### Task requirements
Take the lines beginning with the one that contains "Clone this chart in Plotly.js." and ending with the one that contains "const highlightBin = 252;", and set them down exactly. Omit all pictures.

### Dataset excerpts
§ §

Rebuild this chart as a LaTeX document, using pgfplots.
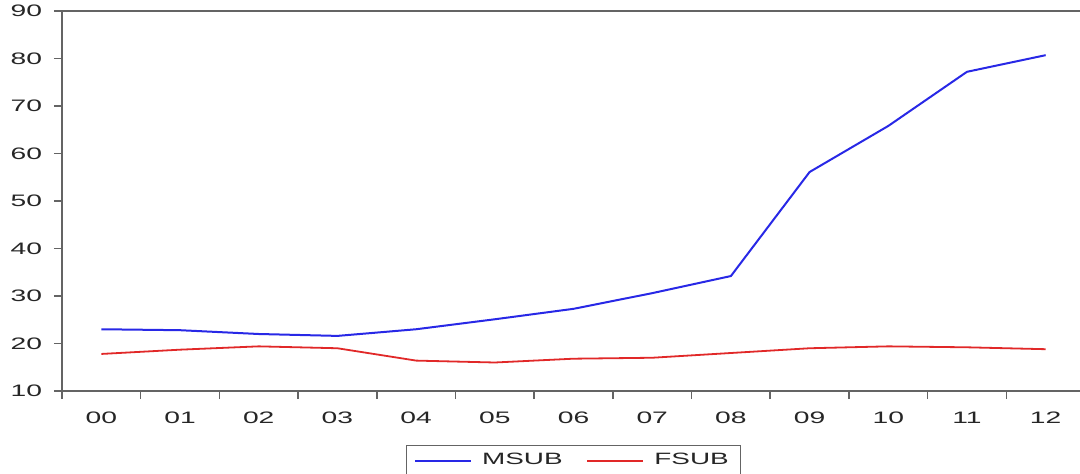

§ §

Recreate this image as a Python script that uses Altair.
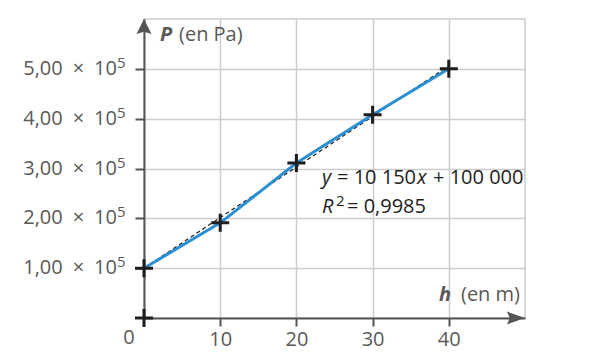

§ §

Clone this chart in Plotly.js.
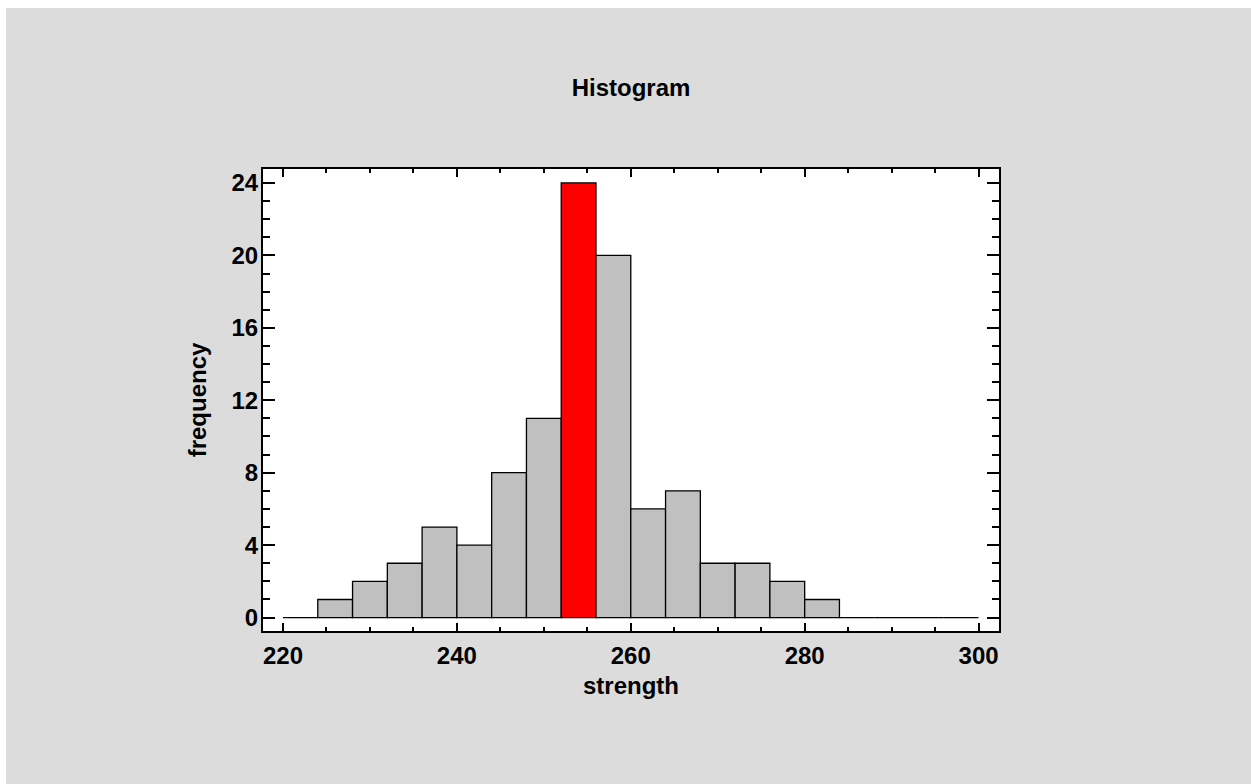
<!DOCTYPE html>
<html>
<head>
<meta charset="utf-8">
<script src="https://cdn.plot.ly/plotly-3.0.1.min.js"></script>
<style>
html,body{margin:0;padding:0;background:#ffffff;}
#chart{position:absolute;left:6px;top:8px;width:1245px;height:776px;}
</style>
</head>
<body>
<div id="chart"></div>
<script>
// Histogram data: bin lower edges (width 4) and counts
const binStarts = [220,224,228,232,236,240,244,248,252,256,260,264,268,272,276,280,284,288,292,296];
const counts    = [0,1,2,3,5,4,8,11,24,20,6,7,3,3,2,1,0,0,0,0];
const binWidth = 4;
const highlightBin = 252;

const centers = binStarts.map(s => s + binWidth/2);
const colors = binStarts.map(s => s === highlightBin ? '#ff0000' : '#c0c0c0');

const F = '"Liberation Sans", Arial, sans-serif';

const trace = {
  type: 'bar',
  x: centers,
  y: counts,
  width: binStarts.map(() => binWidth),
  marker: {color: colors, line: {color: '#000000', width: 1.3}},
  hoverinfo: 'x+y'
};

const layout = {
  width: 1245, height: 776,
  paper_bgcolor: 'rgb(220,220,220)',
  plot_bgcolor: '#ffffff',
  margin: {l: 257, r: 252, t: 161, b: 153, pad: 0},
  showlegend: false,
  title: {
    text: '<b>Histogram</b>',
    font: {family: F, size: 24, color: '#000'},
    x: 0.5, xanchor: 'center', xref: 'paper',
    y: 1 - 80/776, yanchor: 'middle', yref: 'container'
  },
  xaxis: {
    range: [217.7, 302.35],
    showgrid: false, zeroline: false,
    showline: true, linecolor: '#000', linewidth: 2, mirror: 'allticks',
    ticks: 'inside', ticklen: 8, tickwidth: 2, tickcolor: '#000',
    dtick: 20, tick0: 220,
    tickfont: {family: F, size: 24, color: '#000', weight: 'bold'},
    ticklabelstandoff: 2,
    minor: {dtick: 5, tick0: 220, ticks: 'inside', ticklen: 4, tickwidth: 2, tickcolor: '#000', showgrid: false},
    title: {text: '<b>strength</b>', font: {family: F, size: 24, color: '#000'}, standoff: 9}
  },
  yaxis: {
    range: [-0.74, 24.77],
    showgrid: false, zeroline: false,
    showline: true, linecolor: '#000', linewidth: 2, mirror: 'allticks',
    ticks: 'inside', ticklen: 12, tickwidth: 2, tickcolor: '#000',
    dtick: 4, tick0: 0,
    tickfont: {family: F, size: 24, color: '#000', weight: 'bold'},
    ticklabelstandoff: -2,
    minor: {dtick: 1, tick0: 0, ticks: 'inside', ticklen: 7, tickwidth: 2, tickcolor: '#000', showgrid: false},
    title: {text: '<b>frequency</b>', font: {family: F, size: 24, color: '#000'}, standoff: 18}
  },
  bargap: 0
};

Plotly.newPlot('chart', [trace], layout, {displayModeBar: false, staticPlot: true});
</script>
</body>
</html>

§ §

### Exercise output
Clone this chart in Plotly.js.
<!DOCTYPE html>
<html>
<head>
<meta charset="utf-8">
<script src="https://cdn.plot.ly/plotly-3.0.1.min.js"></script>
<style>
html,body{margin:0;padding:0;background:#ffffff;}
#chart{position:absolute;left:6px;top:8px;width:1245px;height:776px;}
</style>
</head>
<body>
<div id="chart"></div>
<script>
// Histogram data: bin lower edges (width 4) and counts
const binStarts = [220,224,228,232,236,240,244,248,252,256,260,264,268,272,276,280,284,288,292,296];
const counts    = [0,1,2,3,5,4,8,11,24,20,6,7,3,3,2,1,0,0,0,0];
const binWidth = 4;
const highlightBin = 252;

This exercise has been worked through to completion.